As I think about my frame of mind then, how dumb can one be, like I said earlier, “dumb, dumber and dumbest” things hadn’t changed much from my early encounter with petrol. And yet God in His mercy chose to send His Son to die for me, yes me, it is almost unbelievable! But let the truth be known to all those who will repent from their sin and turn to Jesus confessing their sin, will find forgiveness! Regardless of how many times you make the same mistake. I serve an awesome God, He is the God of Abraham, Isaac and Jacob and He is my God and I will bow to no other!

You may say, yes Tyrone I have often seen you repeatedly bow down to sin, and have walked as an unbeliever and my retort will be, well said! However sin has been my downfall through life, I have always lacked self-control, I have never really had a grip on clear reformed biblical teaching and often I have walked as the hypocrites do, I acknowledge my example of the Christian life has been a shocker, it will become far more apparent to those who do not know me, as this “my story” unfolds, but I do trust regardless of your opinion of me, you will come to see and understand God’s faithfulness, despite the lack of mine. Sin may also be your weakness, and you may also feel like a bruised reed at times but God who is rich in mercy came to rescue us from our sin, even if there seems to be no hope, there is hope in Him, but God has forgiven me and because of His faithfulness, let me say again, I will bow to no other, praise His name! Let us not confuse the two issues! Although my light was almost extinguished, it was never completely removed and I have the scars in my body to prove that. There will always be consequences to insubordination. Disobedience has occupied far too much of my life, I pray that I will now redeem the time, however long that could be, God Knows!

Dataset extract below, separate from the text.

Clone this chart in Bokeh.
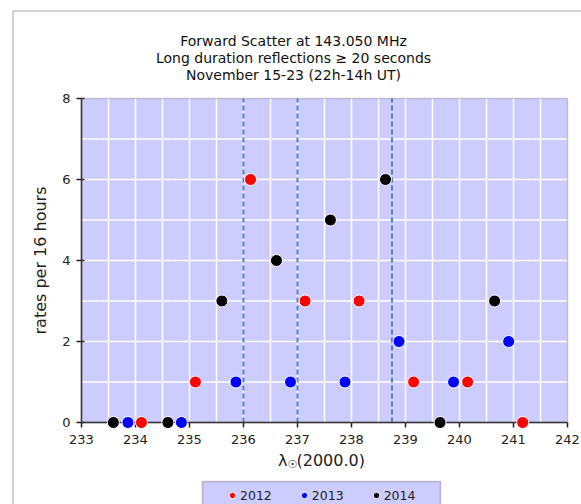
import numpy as np
from bokeh.plotting import figure
from bokeh.models import (Range1d, SingleIntervalTicker, Label, Legend,
                          LegendItem, BoxAnnotation)
from bokeh.embed import file_html
from bokeh.resources import INLINE

# ---- data ----
x_2012 = [234.11, 235.11, 236.13, 237.14, 238.14, 239.15, 240.15, 241.17]
y_2012 = [0, 1, 6, 3, 3, 1, 1, 0]
x_2013 = [233.86, 234.85, 235.86, 236.87, 237.88, 238.88, 239.89, 240.91]
y_2013 = [0, 0, 1, 1, 1, 2, 1, 2]
x_2014 = [233.59, 234.60, 235.60, 236.61, 237.61, 238.63, 239.64, 240.65]
y_2014 = [0, 0, 3, 4, 5, 6, 0, 3]
series_names = ["2012", "2013", "2014"]
series_colors = ["#ff0000", "#0000ff", "#000000"]
dashed_marks = [236.0, 237.0, 238.75]
title_lines = ["Forward Scatter at 143.050 MHz",
               "Long duration reflections \u2265 20 seconds",
               "November 15-23 (22h-14h UT)"]
y_label = "rates per 16 hours"
x_label_parts = ["\u03bb", "\u2609", "(2000.0)"]
x_min, x_max = 233, 242
y_min, y_max = 0, 8

FONT = "DejaVu Sans"
W, H = 581, 504
# pixel box of the plot area inside the canvas
PL, PR, PT, PB = 81, 567, 98, 422
ppx = (PR - PL) / (x_max - x_min)
ppy = (PB - PT) / (y_max - y_min)

def xd(px):
    return x_min + (px - PL) / ppx

def yd(py):
    return y_min + (PB - py) / ppy

p = figure(width=W, height=H, output_backend="svg", toolbar_location=None,
           x_range=Range1d(xd(0), xd(W)), y_range=Range1d(yd(H), yd(0)),
           min_border=0, min_border_left=0, min_border_right=0,
           min_border_top=0, min_border_bottom=0)
p.background_fill_color = "white"
p.border_fill_color = "white"
p.outline_line_color = None
p.xgrid.visible = False
p.ygrid.visible = False

# outer chart border (only top/left are inside the window)
p.add_layout(BoxAnnotation(left=xd(12.5), right=xd(W + 20), top=yd(10.5), bottom=yd(H + 20),
                           fill_alpha=0, line_color="#333", line_width=1.5,
                           level="underlay"))

# plot-area background
p.add_layout(BoxAnnotation(left=x_min, right=x_max, bottom=y_min, top=y_max,
                           fill_color="#ccccff", fill_alpha=1.0, line_color=None,
                           level="underlay"))

# grid lines (every 0.5 in x, every 1 in y)
gx = np.arange(x_min + 0.5, x_max, 0.5)
gy = np.arange(y_min + 1, y_max, 1)
p.segment(x0=gx, y0=y_min, x1=gx, y1=y_max, line_color="white", line_width=1.5)
p.segment(x0=x_min, y0=gy, x1=x_max, y1=gy, line_color="white", line_width=1.5)

# dashed vertical lines
p.segment(x0=dashed_marks, y0=y_min, x1=dashed_marks, y1=y_max,
          line_color="#4f81bd", line_width=2, line_dash="5 3")

# plot-area outline
p.add_layout(BoxAnnotation(left=x_min, right=x_max, bottom=y_min, top=y_max,
                           fill_alpha=0, line_color="#666666", line_width=1.5))

# axes fixed at the plot-area edges
p.xaxis.fixed_location = y_min
p.xaxis.bounds = (x_min, x_max)
p.yaxis.fixed_location = x_min
p.yaxis.bounds = (y_min, y_max)
p.xaxis.ticker = SingleIntervalTicker(interval=1)
p.yaxis.ticker = SingleIntervalTicker(interval=2)
for ax in (p.xaxis, p.yaxis):
    ax.axis_line_color = "#222"
    ax.axis_line_width = 1.5
    ax.major_tick_line_color = "#222"
    ax.major_tick_line_width = 1.5
    ax.minor_tick_line_color = None
    ax.major_label_text_font = FONT
    ax.major_label_text_font_size = "13px"
    ax.major_label_text_color = "#222"
p.xaxis.major_tick_out = 5
p.xaxis.major_tick_in = 0
p.yaxis.major_tick_out = 5
p.yaxis.major_tick_in = 3
p.xaxis.major_label_standoff = 7
p.yaxis.major_label_standoff = 6
p.yaxis.axis_label = y_label
p.yaxis.axis_label_text_font = FONT
p.yaxis.axis_label_text_font_size = "16px"
p.yaxis.axis_label_text_font_style = "normal"
p.yaxis.axis_label_text_color = "#222"
p.yaxis.axis_label_standoff = 9

# scatter series (on top of axes)
renderers = []
for xs, ys, c in zip([x_2012, x_2013, x_2014], [y_2012, y_2013, y_2014], series_colors):
    r = p.scatter(xs, ys, size=12, fill_color=c, line_color="white", line_width=1,
                  level="overlay")
    renderers.append(r)

# title lines
x_mid = (x_min + x_max) / 2
for i, t in enumerate(title_lines):
    p.add_layout(Label(x=x_mid, y=y_max, x_offset=-31, y_offset=58 - 17 * i, text=t,
                       text_align="center", text_baseline="middle",
                       text_font=FONT, text_font_size="14px", text_color="#111"))

# x axis label: lambda with sun subscript
p.add_layout(Label(x=x_mid, y=y_min, x_offset=-37, y_offset=-38, text=x_label_parts[0],
                   text_align="right", text_baseline="middle",
                   text_font=FONT, text_font_size="16px", text_color="#222"))
p.add_layout(Label(x=x_mid, y=y_min, x_offset=-37, y_offset=-42, text=x_label_parts[1],
                   text_align="left", text_baseline="middle",
                   text_font=FONT, text_font_size="11px", text_color="#222"))
p.add_layout(Label(x=x_mid, y=y_min, x_offset=-28, y_offset=-38, text=x_label_parts[2],
                   text_align="left", text_baseline="middle",
                   text_font=FONT, text_font_size="16px", text_color="#222"))

# legend frame
p.add_layout(BoxAnnotation(left=xd(202), right=xd(440), top=yd(481), bottom=yd(H + 20),
                           fill_color="#ccccff", fill_alpha=1.0,
                           line_color="#444", line_width=1.5))

legend = Legend(items=[LegendItem(label=n, renderers=[r]) for n, r in zip(series_names, renderers)],
                orientation="horizontal", location=(224, 1),
                background_fill_alpha=0, border_line_color=None,
                glyph_width=16, glyph_height=16, label_standoff=0, spacing=24,
                padding=2, margin=0, label_text_font=FONT,
                label_text_font_size="12.5px", label_text_color="#222",
                label_height=16)
p.add_layout(legend)

open("out.html", "w").write(file_html(p, INLINE))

Now back to my grandmother’s house, I then fell asleep exhausted from my trip and I was abruptly woken up by my mother. Before long I was back at school, regarded as a hero by some but a wimp who missed his mommy and couldn’t cut hostel life by most. Not long after that episode I settle into life at boarding school and found the will to achieve. It was back to what I knew the sports field. I tackled whatever came my way and I eventually excelled in rugby. It amazes me how we accept achievement as the norm to the exclusion of the will of God.